### [The exercise]
Set down each line of the data below exactly as it stands, dropping the pictures.

>> begin Raw data

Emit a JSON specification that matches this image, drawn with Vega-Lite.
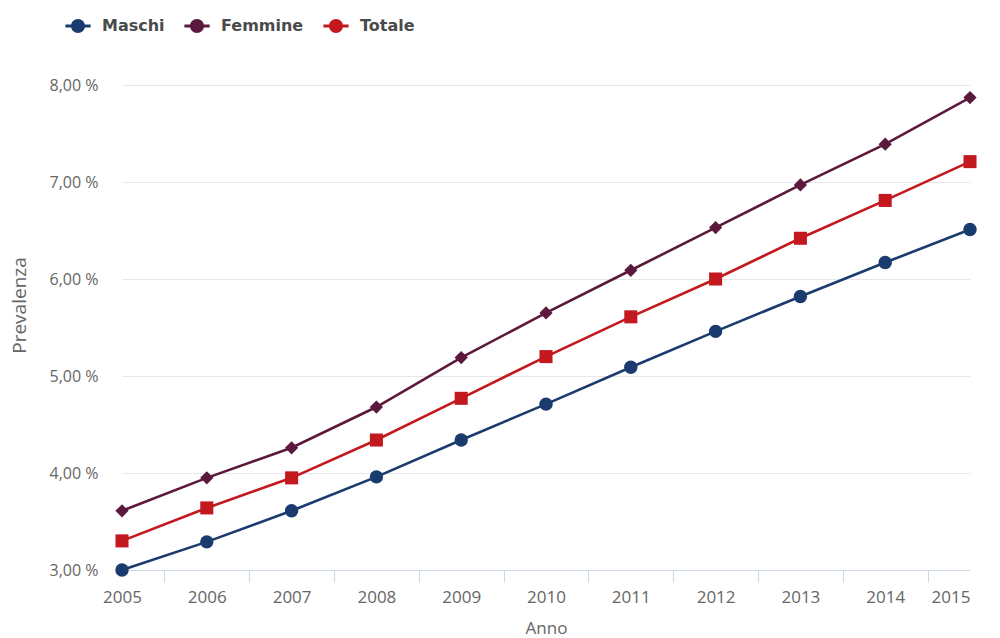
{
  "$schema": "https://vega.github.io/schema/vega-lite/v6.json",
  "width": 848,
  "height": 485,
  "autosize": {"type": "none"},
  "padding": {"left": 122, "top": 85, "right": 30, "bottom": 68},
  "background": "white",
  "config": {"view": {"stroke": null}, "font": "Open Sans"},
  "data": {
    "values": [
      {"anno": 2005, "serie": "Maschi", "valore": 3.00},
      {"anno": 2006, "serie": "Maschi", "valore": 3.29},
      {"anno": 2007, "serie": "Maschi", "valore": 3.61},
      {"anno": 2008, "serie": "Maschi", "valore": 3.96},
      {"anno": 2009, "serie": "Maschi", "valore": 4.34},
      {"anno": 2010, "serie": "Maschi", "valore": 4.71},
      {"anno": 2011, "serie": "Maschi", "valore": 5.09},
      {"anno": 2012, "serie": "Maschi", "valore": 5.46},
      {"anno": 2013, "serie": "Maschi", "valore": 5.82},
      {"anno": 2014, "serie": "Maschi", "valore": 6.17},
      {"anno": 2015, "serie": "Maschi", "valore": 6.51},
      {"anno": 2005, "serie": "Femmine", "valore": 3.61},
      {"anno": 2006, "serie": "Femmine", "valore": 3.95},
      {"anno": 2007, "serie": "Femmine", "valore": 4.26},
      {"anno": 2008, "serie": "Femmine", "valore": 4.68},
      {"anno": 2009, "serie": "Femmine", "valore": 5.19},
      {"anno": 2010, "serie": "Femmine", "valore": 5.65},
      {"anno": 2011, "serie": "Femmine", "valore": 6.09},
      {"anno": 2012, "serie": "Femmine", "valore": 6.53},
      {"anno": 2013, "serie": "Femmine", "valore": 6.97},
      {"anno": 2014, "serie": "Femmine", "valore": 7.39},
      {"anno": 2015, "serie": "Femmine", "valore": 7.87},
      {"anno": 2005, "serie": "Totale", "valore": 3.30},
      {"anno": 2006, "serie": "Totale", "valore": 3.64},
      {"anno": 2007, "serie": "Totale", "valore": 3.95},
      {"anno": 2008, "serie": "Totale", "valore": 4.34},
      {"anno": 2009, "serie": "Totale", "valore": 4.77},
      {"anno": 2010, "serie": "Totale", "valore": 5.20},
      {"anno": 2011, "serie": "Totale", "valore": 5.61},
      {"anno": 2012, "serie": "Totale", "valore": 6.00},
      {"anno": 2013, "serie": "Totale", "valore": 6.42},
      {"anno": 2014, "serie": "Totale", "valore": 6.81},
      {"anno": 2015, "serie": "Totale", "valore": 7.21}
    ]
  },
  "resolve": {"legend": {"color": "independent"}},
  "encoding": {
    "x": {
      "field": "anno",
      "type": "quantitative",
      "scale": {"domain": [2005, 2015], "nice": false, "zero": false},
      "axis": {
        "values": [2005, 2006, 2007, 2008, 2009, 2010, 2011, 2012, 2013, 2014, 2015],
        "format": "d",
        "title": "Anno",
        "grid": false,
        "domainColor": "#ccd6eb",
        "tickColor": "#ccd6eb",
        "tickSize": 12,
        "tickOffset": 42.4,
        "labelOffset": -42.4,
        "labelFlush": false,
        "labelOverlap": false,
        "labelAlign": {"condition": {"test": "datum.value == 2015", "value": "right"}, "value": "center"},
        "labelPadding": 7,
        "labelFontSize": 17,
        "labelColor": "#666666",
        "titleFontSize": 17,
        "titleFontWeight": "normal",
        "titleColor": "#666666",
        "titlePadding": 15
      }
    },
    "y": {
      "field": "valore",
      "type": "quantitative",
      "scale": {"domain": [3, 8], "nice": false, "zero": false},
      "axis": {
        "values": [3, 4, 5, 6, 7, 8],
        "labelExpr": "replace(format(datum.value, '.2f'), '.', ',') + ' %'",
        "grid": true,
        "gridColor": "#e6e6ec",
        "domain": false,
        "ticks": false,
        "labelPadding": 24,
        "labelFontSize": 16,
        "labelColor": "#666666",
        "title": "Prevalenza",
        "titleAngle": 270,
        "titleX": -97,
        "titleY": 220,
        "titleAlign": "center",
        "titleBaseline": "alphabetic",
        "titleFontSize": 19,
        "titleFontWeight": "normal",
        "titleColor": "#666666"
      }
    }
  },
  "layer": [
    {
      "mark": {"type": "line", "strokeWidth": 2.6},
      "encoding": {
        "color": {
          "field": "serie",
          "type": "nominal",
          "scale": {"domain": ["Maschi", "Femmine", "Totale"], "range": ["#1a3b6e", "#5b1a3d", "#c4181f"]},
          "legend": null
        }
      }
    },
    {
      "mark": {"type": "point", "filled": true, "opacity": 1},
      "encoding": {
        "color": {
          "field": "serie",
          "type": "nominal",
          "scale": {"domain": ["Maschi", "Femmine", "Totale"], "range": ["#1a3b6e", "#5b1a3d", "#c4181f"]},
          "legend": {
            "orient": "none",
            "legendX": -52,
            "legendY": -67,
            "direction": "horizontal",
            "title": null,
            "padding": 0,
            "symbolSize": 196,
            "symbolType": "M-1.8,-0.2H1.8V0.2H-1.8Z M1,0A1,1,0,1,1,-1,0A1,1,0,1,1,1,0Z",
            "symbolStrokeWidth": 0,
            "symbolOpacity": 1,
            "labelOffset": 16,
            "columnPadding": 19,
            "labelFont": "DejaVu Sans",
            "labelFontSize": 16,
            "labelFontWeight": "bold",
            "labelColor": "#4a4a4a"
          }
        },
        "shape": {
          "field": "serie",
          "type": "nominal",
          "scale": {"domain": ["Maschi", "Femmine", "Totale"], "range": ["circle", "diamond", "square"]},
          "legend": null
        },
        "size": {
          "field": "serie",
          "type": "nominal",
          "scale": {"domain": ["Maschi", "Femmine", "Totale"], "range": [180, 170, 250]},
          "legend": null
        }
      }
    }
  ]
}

>> end Raw data

### [Answer for the task]
Emit a JSON specification that matches this image, drawn with Vega-Lite.
{
  "$schema": "https://vega.github.io/schema/vega-lite/v6.json",
  "width": 848,
  "height": 485,
  "autosize": {"type": "none"},
  "padding": {"left": 122, "top": 85, "right": 30, "bottom": 68},
  "background": "white",
  "config": {"view": {"stroke": null}, "font": "Open Sans"},
  "data": {
    "values": [
      {"anno": 2005, "serie": "Maschi", "valore": 3.00},
      {"anno": 2006, "serie": "Maschi", "valore": 3.29},
      {"anno": 2007, "serie": "Maschi", "valore": 3.61},
      {"anno": 2008, "serie": "Maschi", "valore": 3.96},
      {"anno": 2009, "serie": "Maschi", "valore": 4.34},
      {"anno": 2010, "serie": "Maschi", "valore": 4.71},
      {"anno": 2011, "serie": "Maschi", "valore": 5.09},
      {"anno": 2012, "serie": "Maschi", "valore": 5.46},
      {"anno": 2013, "serie": "Maschi", "valore": 5.82},
      {"anno": 2014, "serie": "Maschi", "valore": 6.17},
      {"anno": 2015, "serie": "Maschi", "valore": 6.51},
      {"anno": 2005, "serie": "Femmine", "valore": 3.61},
      {"anno": 2006, "serie": "Femmine", "valore": 3.95},
      {"anno": 2007, "serie": "Femmine", "valore": 4.26},
      {"anno": 2008, "serie": "Femmine", "valore": 4.68},
      {"anno": 2009, "serie": "Femmine", "valore": 5.19},
      {"anno": 2010, "serie": "Femmine", "valore": 5.65},
      {"anno": 2011, "serie": "Femmine", "valore": 6.09},
      {"anno": 2012, "serie": "Femmine", "valore": 6.53},
      {"anno": 2013, "serie": "Femmine", "valore": 6.97},
      {"anno": 2014, "serie": "Femmine", "valore": 7.39},
      {"anno": 2015, "serie": "Femmine", "valore": 7.87},
      {"anno": 2005, "serie": "Totale", "valore": 3.30},
      {"anno": 2006, "serie": "Totale", "valore": 3.64},
      {"anno": 2007, "serie": "Totale", "valore": 3.95},
      {"anno": 2008, "serie": "Totale", "valore": 4.34},
      {"anno": 2009, "serie": "Totale", "valore": 4.77},
      {"anno": 2010, "serie": "Totale", "valore": 5.20},
      {"anno": 2011, "serie": "Totale", "valore": 5.61},
      {"anno": 2012, "serie": "Totale", "valore": 6.00},
      {"anno": 2013, "serie": "Totale", "valore": 6.42},
      {"anno": 2014, "serie": "Totale", "valore": 6.81},
      {"anno": 2015, "serie": "Totale", "valore": 7.21}
    ]
  },
  "resolve": {"legend": {"color": "independent"}},
  "encoding": {
    "x": {
      "field": "anno",
      "type": "quantitative",
      "scale": {"domain": [2005, 2015], "nice": false, "zero": false},
      "axis": {
        "values": [2005, 2006, 2007, 2008, 2009, 2010, 2011, 2012, 2013, 2014, 2015],
        "format": "d",
        "title": "Anno",
        "grid": false,
        "domainColor": "#ccd6eb",
        "tickColor": "#ccd6eb",
        "tickSize": 12,
        "tickOffset": 42.4,
        "labelOffset": -42.4,
        "labelFlush": false,
        "labelOverlap": false,
        "labelAlign": {"condition": {"test": "datum.value == 2015", "value": "right"}, "value": "center"},
        "labelPadding": 7,
        "labelFontSize": 17,
        "labelColor": "#666666",
        "titleFontSize": 17,
        "titleFontWeight": "normal",
        "titleColor": "#666666",
        "titlePadding": 15
      }
    },
    "y": {
      "field": "valore",
      "type": "quantitative",
      "scale": {"domain": [3, 8], "nice": false, "zero": false},
      "axis": {
        "values": [3, 4, 5, 6, 7, 8],
        "labelExpr": "replace(format(datum.value, '.2f'), '.', ',') + ' %'",
        "grid": true,
        "gridColor": "#e6e6ec",
        "domain": false,
        "ticks": false,
        "labelPadding": 24,
        "labelFontSize": 16,
        "labelColor": "#666666",
        "title": "Prevalenza",
        "titleAngle": 270,
        "titleX": -97,
        "titleY": 220,
        "titleAlign": "center",
        "titleBaseline": "alphabetic",
        "titleFontSize": 19,
        "titleFontWeight": "normal",
        "titleColor": "#666666"
      }
    }
  },
  "layer": [
    {
      "mark": {"type": "line", "strokeWidth": 2.6},
      "encoding": {
        "color": {
          "field": "serie",
          "type": "nominal",
          "scale": {"domain": ["Maschi", "Femmine", "Totale"], "range": ["#1a3b6e", "#5b1a3d", "#c4181f"]},
          "legend": null
        }
      }
    },
    {
      "mark": {"type": "point", "filled": true, "opacity": 1},
      "encoding": {
        "color": {
          "field": "serie",
          "type": "nominal",
          "scale": {"domain": ["Maschi", "Femmine", "Totale"], "range": ["#1a3b6e", "#5b1a3d", "#c4181f"]},
          "legend": {
            "orient": "none",
            "legendX": -52,
            "legendY": -67,
            "direction": "horizontal",
            "title": null,
            "padding": 0,
            "symbolSize": 196,
            "symbolType": "M-1.8,-0.2H1.8V0.2H-1.8Z M1,0A1,1,0,1,1,-1,0A1,1,0,1,1,1,0Z",
            "symbolStrokeWidth": 0,
            "symbolOpacity": 1,
            "labelOffset": 16,
            "columnPadding": 19,
            "labelFont": "DejaVu Sans",
            "labelFontSize": 16,
            "labelFontWeight": "bold",
            "labelColor": "#4a4a4a"
          }
        },
        "shape": {
          "field": "serie",
          "type": "nominal",
          "scale": {"domain": ["Maschi", "Femmine", "Totale"], "range": ["circle", "diamond", "square"]},
          "legend": null
        },
        "size": {
          "field": "serie",
          "type": "nominal",
          "scale": {"domain": ["Maschi", "Femmine", "Totale"], "range": [180, 170, 250]},
          "legend": null
        }
      }
    }
  ]
}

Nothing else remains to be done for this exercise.